A study on the effect of print parameters on the internal structural quality of 316 L samples printed via laser powder bed fusion: Experimental and algorithmic approach

Abstract

AbstractThis work aims to establish a quality assurance methodology for additively manufactured (AM) samples, produced from laser powder bed fusion (LPBF) method. The method incorporates resonance frequency method (RFM), where reference samples from wrought 316 L will be used to establish a data‐base with a set of reference frequencies. The data‐base is enhanced further with simulated frequencies, via FEM method, which was carried out on samples with the same dimensions and material properties as those of the reference. The quality of LPBF samples were benchmarked against this database. Four sets of LPBF samples (termed as A, B, C, and D) were printed with different parameters, and their densities were measured to understand deviations from the reference database. It was observed that Set‐C had the least drop in density of approx. 0.65% when compared to the wrought samples. Microscopic analysis revealed that the melt pools were clearly visible in all the samples, with no significant effect from different print parameters. Subsequently RFM was performed on all the sets and clear shifts in frequencies observed. Set‐C had the least deviation when compared to the reference (averaged at 200 Hz), whereas it was 250, 300, and 400 Hz for Set‐D, Set‐A and Set‐B respectively.

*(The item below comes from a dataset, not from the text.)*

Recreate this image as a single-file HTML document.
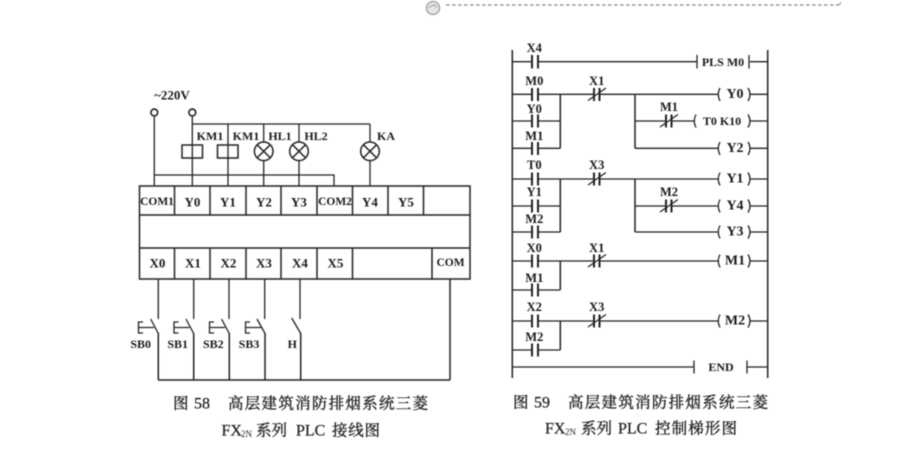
<!DOCTYPE html>
<html>
<head>
<meta charset="utf-8">
<style>
html,body{margin:0;padding:0;background:#fff;width:923px;height:452px;overflow:hidden}
svg{display:block;filter:blur(0.5px)}
.l{stroke:#222;stroke-width:1.3;fill:none}
.b{stroke:#222;stroke-width:1.5;fill:none}
.c{stroke:#222;stroke-width:2;fill:none}
text{font-family:"Liberation Serif","Noto Serif CJK SC",serif;fill:#1a1a1a;text-anchor:middle;dominant-baseline:central}
.t{font-size:13px;font-weight:bold}
.s{font-size:11.5px;font-weight:bold}
.m{font-size:12px;font-weight:bold}
.k{font-size:12.5px;font-weight:bold}
.o{font-size:14px;font-weight:bold}
.cap{font-size:15.5px;fill:#222;text-anchor:start;stroke:#222;stroke-width:.35}
.lat{font-size:16px;fill:#222;text-anchor:start;stroke:#222;stroke-width:.25}
.sub{font-size:9px;fill:#222;text-anchor:start}
</style>
</head>
<body>
<svg width="923" height="452" viewBox="0 0 923 452" xmlns="http://www.w3.org/2000/svg">
<!-- top decoration -->
<line x1="446" y1="5" x2="839" y2="5" stroke="#888" stroke-width="1.2" stroke-dasharray="3.5 2.5"/>
<path d="M839 5 L841 2.5" stroke="#777" stroke-width="1"/>
<circle cx="433" cy="8" r="6.5" fill="#e6e6e6" stroke="#aaa" stroke-width="1.6"/>
<path d="M429 8Q433 3 437 7" stroke="#999" fill="none"/>

<!-- PLC box -->
<rect x="139.5" y="186" width="330.5" height="93" class="b"/>
<path class="b" d="M139.5 215H470M139.5 248H470"/>
<path class="b" d="M174.5 186V215M210 186V215M246 186V215M281 186V215M317 186V215M352.5 186V215M388 186V215M423.5 186V215"/>
<path class="b" d="M174.5 248V279M210 248V279M246 248V279M281 248V279M317 248V279M352.5 248V279M432 248V279"/>
<text class="s" x="157" y="202">COM1</text>
<text class="t" x="192.5" y="202">Y0</text>
<text class="t" x="228" y="202">Y1</text>
<text class="t" x="264" y="202">Y2</text>
<text class="t" x="299" y="202">Y3</text>
<text class="s" x="335" y="202">COM2</text>
<text class="t" x="370" y="202">Y4</text>
<text class="t" x="406" y="202">Y5</text>
<text class="t" x="157.5" y="263">X0</text>
<text class="t" x="193" y="263">X1</text>
<text class="t" x="228.5" y="263">X2</text>
<text class="t" x="264" y="263">X3</text>
<text class="t" x="300" y="263">X4</text>
<text class="t" x="335.5" y="263">X5</text>
<text class="s" x="450.5" y="263">COM</text>

<!-- upper wiring -->
<circle cx="154.3" cy="112.5" r="3.4" fill="#fff" stroke="#222" stroke-width="1.6"/>
<circle cx="192.3" cy="112.5" r="3.4" fill="#fff" stroke="#222" stroke-width="1.6"/>
<text class="t" x="172" y="95">~220V</text>
<path class="l" d="M154.3 116V186M192.3 116V186M192.3 124H370M228 124V186M263.7 124V142M299 124V142M370 124V142"/>
<path class="l" d="M154.3 175H334V186M263.7 161V186M299 161V186M370 161V186"/>
<rect x="182" y="145" width="20.5" height="13" fill="#fff" class="b"/>
<rect x="217.5" y="145" width="20.5" height="13" fill="#fff" class="b"/>
<g class="b">
<circle cx="263.7" cy="151.3" r="9.3"/><path d="M257.1 144.7L270.3 157.9M270.3 144.7L257.1 157.9"/>
<circle cx="299" cy="151.3" r="9.3"/><path d="M292.4 144.7L305.6 157.9M305.6 144.7L292.4 157.9"/>
<circle cx="370" cy="151.3" r="9.3"/><path d="M363.4 144.7L376.6 157.9M376.6 144.7L363.4 157.9"/>
</g>
<text class="m" x="210" y="136">KM1</text>
<text class="m" x="246" y="136">KM1</text>
<text class="m" x="280" y="136">HL1</text>
<text class="m" x="316" y="136">HL2</text>
<text class="m" x="386" y="136">KA</text>

<!-- lower wiring -->
<path class="l" d="M158.3 279V319M193.7 279V319M229 279V319M264.7 279V319M300 279V319"/>
<path class="b" d="M158.3 333V380M193.7 333V380M229.3 333V380M265 333V380M300.7 333V380M450 279V380M158.3 380H450"/>
<path class="l" d="M150.7 319L158.3 333.5M186 319L193.7 333.5M221.5 319L229.3 333.5M257 319L265 333.5M291.7 318L300.7 333.5"/>
<path class="l" d="M143 322H138.5V333H143M138.5 327.5H154"/>
<path class="l" d="M178.5 322H174V333H178.5M174 327.5H189.5"/>
<path class="l" d="M214 322H209.5V333H214M209.5 327.5H225"/>
<path class="l" d="M250 322H245.5V333H250M245.5 327.5H261"/>
<text class="m" x="140.7" y="344">SB0</text>
<text class="m" x="177.7" y="344">SB1</text>
<text class="m" x="213.3" y="344">SB2</text>
<text class="m" x="249" y="344">SB3</text>
<text class="m" x="292.3" y="344">H</text>

<!-- caption 58 -->
<text class="cap" x="173" y="404">图</text>
<text class="lat" x="194" y="404">58</text>
<text class="cap" x="228" y="404" textLength="200">高层建筑消防排烟系统三菱</text>
<text class="lat" x="221.5" y="431">FX</text>
<text class="sub" x="241" y="434">2N</text>
<text class="cap" x="256" y="431">系列</text>
<text class="lat" x="296" y="431">PLC</text>
<text class="cap" x="332" y="431" textLength="48">接线图</text>

<!-- ladder rails -->
<path class="b" d="M512.3 50V378M767.7 50V378"/>

<!-- rung wires -->
<path class="l" d="M512.3 61.7H532M538 61.7H697M750 61.7H767.7"/>
<path class="l" d="M512.3 94.3H532M538 94.3H594M599 94.3H718M750 94.3H767.7"/>
<path class="l" d="M512.3 121H532M538 121H560.3M635 121H666M671 121H694M750 121H767.7"/>
<path class="l" d="M512.3 148.3H532M538 148.3H560.3M635 148.3H718M750 148.3H767.7"/>
<path class="l" d="M512.3 179H532M538 179H594M599 179H718M750 179H767.7"/>
<path class="l" d="M512.3 206H532M538 206H560.3M635 206H666M671 206H718M750 206H767.7"/>
<path class="l" d="M512.3 232H532M538 232H560.3M635 232H718M750 232H767.7"/>
<path class="l" d="M512.3 261H532M538 261H594M599 261H718M750 261H767.7"/>
<path class="l" d="M512.3 290H532M538 290H560.3"/>
<path class="l" d="M512.3 321H532M538 321H594M599 321H718M750 321H767.7"/>
<path class="l" d="M512.3 350H532M538 350H560.3"/>
<path class="l" d="M512.3 367H694M747 367H767.7"/>
<path class="b" d="M560.3 94.3V148.3M635 94.3V148.3M560.3 179V232M635 179V232M560.3 261V290M560.3 321V350"/>

<!-- NO contacts -->
<path class="c" d="M532 55V68.5M538 55V68.5M532 88V101M538 88V101M532 114.5V127.5M538 114.5V127.5M532 142V155M538 142V155M532 172.5V185.5M538 172.5V185.5M532 199.5V212.5M538 199.5V212.5M532 225.5V238.5M538 225.5V238.5M532 254.5V267.5M538 254.5V267.5M532 283.5V296.5M538 283.5V296.5M532 314.5V327.5M538 314.5V327.5M532 343.5V356.5M538 343.5V356.5"/>

<!-- NC contacts -->
<path class="c" d="M594 88V101M599.5 88V101M666 114.5V127.5M671.5 114.5V127.5M594 172.5V185.5M599.5 172.5V185.5M666 199.5V212.5M671.5 199.5V212.5M594 254.5V267.5M599.5 254.5V267.5M594 314.5V327.5M599.5 314.5V327.5"/>
<path class="l" d="M588 100.5L606 88M660 127L678 114.5M588 185L606 172.5M660 212L678 199.5M588 267L606 254.5M588 327L606 314.5"/>

<!-- brackets -->
<path class="l" d="M697 55V68.5M749 55V68.5"/>
<path class="l" d="M720 88Q716.5 94.3 720 101M748 88Q752 94.3 748 101"/>
<path class="l" d="M696 114.5Q692.5 121 696 127.5M748 114.5Q752 121 748 127.5"/>
<path class="l" d="M720 142Q716.5 148.3 720 155M748 142Q752 148.3 748 155"/>
<path class="l" d="M720 172.5Q716.5 179 720 185.5M748 172.5Q752 179 748 185.5"/>
<path class="l" d="M720 199.5Q716.5 206 720 212.5M748 199.5Q752 206 748 212.5"/>
<path class="l" d="M720 225.5Q716.5 232 720 238.5M748 225.5Q752 232 748 238.5"/>
<path class="l" d="M720 254.5Q716.5 261 720 267.5M748 254.5Q752 261 748 267.5"/>
<path class="l" d="M720 314.5Q716.5 321 720 327.5M748 314.5Q752 321 748 327.5"/>
<path class="l" d="M694 360.5V373.5M747 360.5V373.5"/>

<!-- contact labels -->
<text class="k" x="534.3" y="48">X4</text>
<text class="k" x="534.3" y="81">M0</text>
<text class="k" x="534.3" y="109">Y0</text>
<text class="k" x="534.3" y="136">M1</text>
<text class="k" x="596.7" y="81">X1</text>
<text class="k" x="669" y="107">M1</text>
<text class="k" x="534.3" y="165">T0</text>
<text class="k" x="596.7" y="165">X3</text>
<text class="k" x="534.3" y="192">Y1</text>
<text class="k" x="534.3" y="219">M2</text>
<text class="k" x="669" y="192">M2</text>
<text class="k" x="534.3" y="248">X0</text>
<text class="k" x="596.7" y="248">X1</text>
<text class="k" x="534.3" y="278">M1</text>
<text class="k" x="534.3" y="307">X2</text>
<text class="k" x="596.7" y="307">X3</text>
<text class="k" x="534.3" y="337">M2</text>

<!-- output labels -->
<text class="m" x="723" y="62">PLS M0</text>
<text class="o" x="735" y="94.5">Y0</text>
<text class="m" x="722" y="121">T0 K10</text>
<text class="o" x="735" y="148.5">Y2</text>
<text class="o" x="735" y="179">Y1</text>
<text class="o" x="735" y="206">Y4</text>
<text class="o" x="735" y="232">Y3</text>
<text class="o" x="735" y="261">M1</text>
<text class="o" x="735" y="321">M2</text>
<text class="m" x="721" y="367">END</text>

<!-- caption 59 -->
<text class="cap" x="513" y="403">图</text>
<text class="lat" x="534" y="403">59</text>
<text class="cap" x="568" y="403" textLength="200">高层建筑消防排烟系统三菱</text>
<text class="lat" x="545" y="429">FX</text>
<text class="sub" x="565" y="432">2N</text>
<text class="cap" x="581" y="429">系列</text>
<text class="lat" x="618" y="429">PLC</text>
<text class="cap" x="655" y="429" textLength="82">控制梯形图</text>
</svg>
</body>
</html>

There are several reasons for the frequency shift, the presence of porosity being one of them. Set‐B had the highest concentration of porosity in the ‐YZ plane. An algorithm was developed to sort the samples based on the frequency shifts seen from those of the samples from wrought 316 L. The sorting methodology was based on the shift frequencies, and the farther the sift is from the wrought the worst it get in terms of quality. The algorithm, which is programmed based on this methodology, was tested on a new set of LPBF samples and its effectiveness validated.